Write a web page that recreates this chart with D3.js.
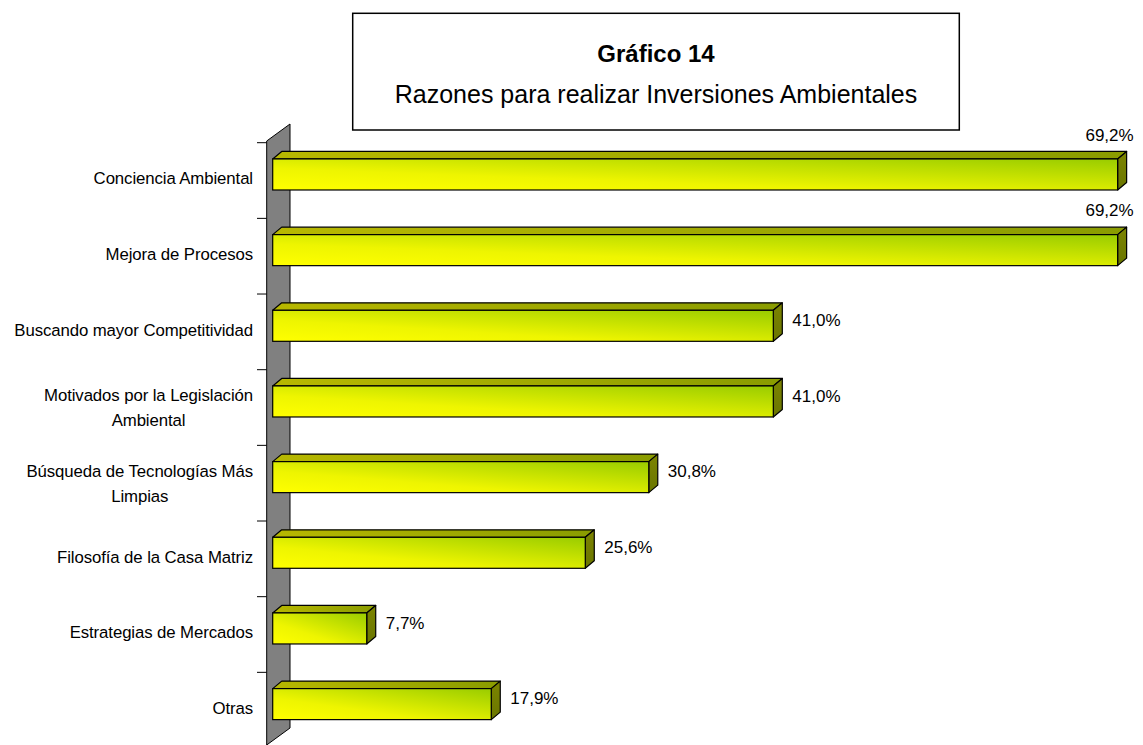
<!DOCTYPE html>
<html>
<head>
<meta charset="utf-8">
<script src="https://cdn.jsdelivr.net/npm/d3@7"></script>
<style>
  html, body { margin: 0; padding: 0; background: #fff; }
  svg { display: block; font-family: "Liberation Sans", Arial, sans-serif; }
</style>
</head>
<body>
<svg id="chart" width="1143" height="745"></svg>
<script>
const chartTitle = "Gráfico 14";
const chartSubtitle = "Razones para realizar Inversiones Ambientales";
const categories = [
  "Conciencia Ambiental",
  "Mejora de Procesos",
  "Buscando mayor Competitividad",
  "Motivados por la Legislación Ambiental",
  "Búsqueda de Tecnologías Más Limpias",
  "Filosofía de la Casa Matriz",
  "Estrategias de Mercados",
  "Otras"
];
const values = [69.2, 69.2, 41.0, 41.0, 30.8, 25.6, 7.7, 17.9];

const W = 1143, H = 745;
const svg = d3.select("#chart");

const x = d3.scaleLinear().domain([0, 70]).range([272.7, 1127.4]);
const y = d3.scaleBand().domain(categories).range([142.7, 748]);
const bw = y.bandwidth();
const dx = 9, dy = -7.5;          // bar depth
const wdx = 23.3, wdy = -17;      // wall depth
const wallX = 266.7;

const defs = svg.append("defs");
const gFront = defs.append("linearGradient").attr("id", "gFront")
  .attr("x1", 0).attr("y1", 1).attr("x2", 1).attr("y2", 0);
gFront.append("stop").attr("offset", 0).attr("stop-color", "#ffff00");
gFront.append("stop").attr("offset", 0.35).attr("stop-color", "#eef500");
gFront.append("stop").attr("offset", 1).attr("stop-color", "#99cc00");
const gTop = defs.append("linearGradient").attr("id", "gTop")
  .attr("x1", 0).attr("y1", 0).attr("x2", 1).attr("y2", 0);
gTop.append("stop").attr("offset", 0).attr("stop-color", "#b8b800");
gTop.append("stop").attr("offset", 1).attr("stop-color", "#8a9c00");
const gSide = defs.append("linearGradient").attr("id", "gSide")
  .attr("x1", 0).attr("y1", 0).attr("x2", 0).attr("y2", 1);
gSide.append("stop").attr("offset", 0).attr("stop-color", "#7c8400");
gSide.append("stop").attr("offset", 1).attr("stop-color", "#6a7600");

// Wall
const wTop = y.range()[0] - 1.7, wBot = y.range()[1] - 3;
svg.append("path")
  .attr("d", `M${wallX},${wTop} L${wallX + wdx},${wTop + wdy} L${wallX + wdx},${wBot + wdy} L${wallX},${wBot} Z`)
  .attr("fill", "#808080").attr("stroke", "#000").attr("stroke-width", 1);

// Ticks at band boundaries
svg.append("g").selectAll("line").data(categories).join("line")
  .attr("x1", wallX - 9.7).attr("x2", wallX)
  .attr("y1", d => y(d)).attr("y2", d => y(d))
  .attr("stroke", "#000").attr("stroke-width", 1);

// Bars
const bars = svg.append("g").selectAll("g").data(categories).join("g");
bars.each(function(c, i) {
  const g = d3.select(this);
  const x0 = x(0), x1 = x(values[i]);
  const t = y(c) + bw * 0.215, h = bw * 0.41;
  g.append("path")
    .attr("d", `M${x0},${t} L${x0 + dx},${t + dy} L${x1 + dx},${t + dy} L${x1},${t} Z`)
    .attr("fill", "url(#gTop)").attr("stroke", "#000").attr("stroke-width", 1.2).attr("stroke-linejoin", "round");
  g.append("path")
    .attr("d", `M${x1},${t} L${x1 + dx},${t + dy} L${x1 + dx},${t + h + dy} L${x1},${t + h} Z`)
    .attr("fill", "url(#gSide)").attr("stroke", "#000").attr("stroke-width", 1.2).attr("stroke-linejoin", "round");
  g.append("rect")
    .attr("x", x0).attr("y", t).attr("width", x1 - x0).attr("height", h)
    .attr("fill", "url(#gFront)").attr("stroke", "#000").attr("stroke-width", 1.2);
});

// Value labels
const fmt = v => v.toFixed(1).replace(".", ",") + "%";
svg.append("g").selectAll("text").data(categories).join("text")
  .attr("font-size", 17).attr("fill", "#000")
  .text((c, i) => fmt(values[i]))
  .each(function(c, i) {
    const el = d3.select(this);
    const w = this.getComputedTextLength();
    let lx = x(values[i]) + 19;
    let ly = y(c) + 26;
    if (lx + w > W - 4) {
      lx = x(values[i]) + dx + 7 - w;
      ly = y(c) - 8;
    }
    el.attr("x", lx).attr("y", ly).attr("dy", "0.35em");
  });

// Category labels (wrapped, lines centred with each other, block right aligned)
const labelRight = 253, wrapW = 250, lineH = 25;
const catG = svg.append("g").attr("font-size", 16.8).attr("letter-spacing", "-0.1px").attr("fill", "#000");
categories.forEach(c => {
  const words = c.split(" ");
  const tmp = catG.append("text").attr("visibility", "hidden");
  const lines = [];
  let cur = [];
  words.forEach(wd => {
    const test = cur.concat([wd]).join(" ");
    tmp.text(test);
    if (tmp.node().getComputedTextLength() > wrapW && cur.length) {
      lines.push(cur.join(" "));
      cur = [wd];
    } else cur.push(wd);
  });
  lines.push(cur.join(" "));
  const widths = lines.map(l => { tmp.text(l); return tmp.node().getComputedTextLength(); });
  tmp.remove();
  const maxW = d3.max(widths);
  const cx = labelRight - maxW / 2;
  const cy = y(c) + bw / 2 - (lines.length === 1 ? 2 : 0);
  const t = catG.append("text").attr("text-anchor", "middle");
  lines.forEach((l, k) => {
    t.append("tspan").attr("x", cx)
      .attr("y", cy + (k - (lines.length - 1) / 2) * lineH)
      .attr("dy", "0.35em").text(l);
  });
});

// Title box
svg.append("rect").attr("x", 352.7).attr("y", 13.3).attr("width", 606.6).attr("height", 116.7)
  .attr("fill", "#fff").attr("stroke", "#000").attr("stroke-width", 1.5);
svg.append("text").attr("x", 656).attr("y", 62).attr("text-anchor", "middle")
  .attr("font-size", 24).attr("font-weight", "bold").text(chartTitle);
svg.append("text").attr("x", 656).attr("y", 102.7).attr("text-anchor", "middle")
  .attr("font-size", 25).text(chartSubtitle);
</script>
</body>
</html>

***

- Written exercise
Exactly as they appear, print the lines of the listing above from its first line through the line that contains "const wallX = 266.7;", minus the pictures.

- Output for this exercise
Write a web page that recreates this chart with D3.js.
<!DOCTYPE html>
<html>
<head>
<meta charset="utf-8">
<script src="https://cdn.jsdelivr.net/npm/d3@7"></script>
<style>
  html, body { margin: 0; padding: 0; background: #fff; }
  svg { display: block; font-family: "Liberation Sans", Arial, sans-serif; }
</style>
</head>
<body>
<svg id="chart" width="1143" height="745"></svg>
<script>
const chartTitle = "Gráfico 14";
const chartSubtitle = "Razones para realizar Inversiones Ambientales";
const categories = [
  "Conciencia Ambiental",
  "Mejora de Procesos",
  "Buscando mayor Competitividad",
  "Motivados por la Legislación Ambiental",
  "Búsqueda de Tecnologías Más Limpias",
  "Filosofía de la Casa Matriz",
  "Estrategias de Mercados",
  "Otras"
];
const values = [69.2, 69.2, 41.0, 41.0, 30.8, 25.6, 7.7, 17.9];

const W = 1143, H = 745;
const svg = d3.select("#chart");

const x = d3.scaleLinear().domain([0, 70]).range([272.7, 1127.4]);
const y = d3.scaleBand().domain(categories).range([142.7, 748]);
const bw = y.bandwidth();
const dx = 9, dy = -7.5;          // bar depth
const wdx = 23.3, wdy = -17;      // wall depth
const wallX = 266.7;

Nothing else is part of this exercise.